Another short documentary Constructing Public Opinion: How Politicians & the Media Misrepresent the Public mostly features political theorist Justin Lewis chatting about how polling data reported in the press actually reflect what Americans think far less than what both elected officials, their handlers and their fellow travelers in the news media create as public opinion itself.

Demonstrating that the conventional wisdom that most Americans are moderate or conservative is flawed, Lewis shows how such elites help promote consumerism or militarism, and how traditional news sources act to sustain an electoral system with a built-in bias against the interests of regular people.

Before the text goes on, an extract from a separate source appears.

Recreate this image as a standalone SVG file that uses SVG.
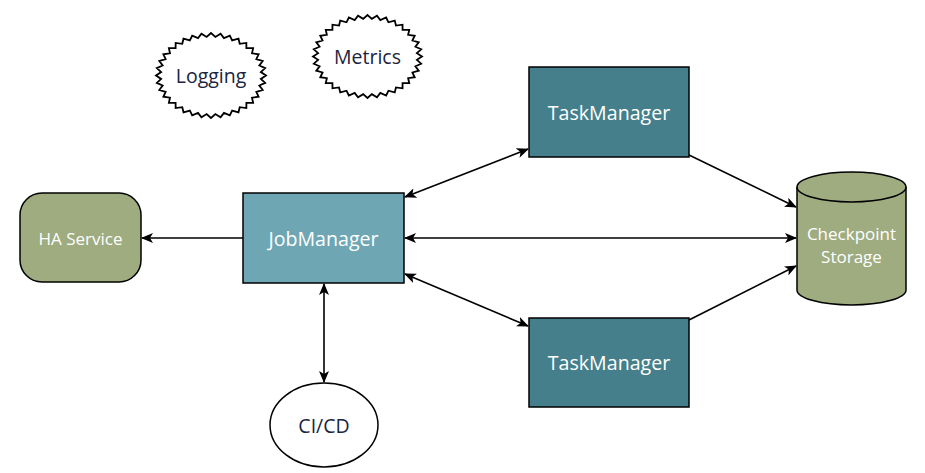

Further, Constructing Public Opinion shows that - aside from a very few social issues - there's little meaningful difference between Republicans and Democrats, a common suspicion most voters feel. Also, the ties between money and politics, while not illegal, are so corrosive, it's no wonder the electorate tends to be cynical: There's logic behind the doubt.

Rather unimaginative in its visuals, Constructing Public Opinion has a lot of common sense, a keen grasp of the media/politics nexus, and insights as captivating as Michael Moore's higher-profile movies and as stunning as director Roland Emmerich's 2012.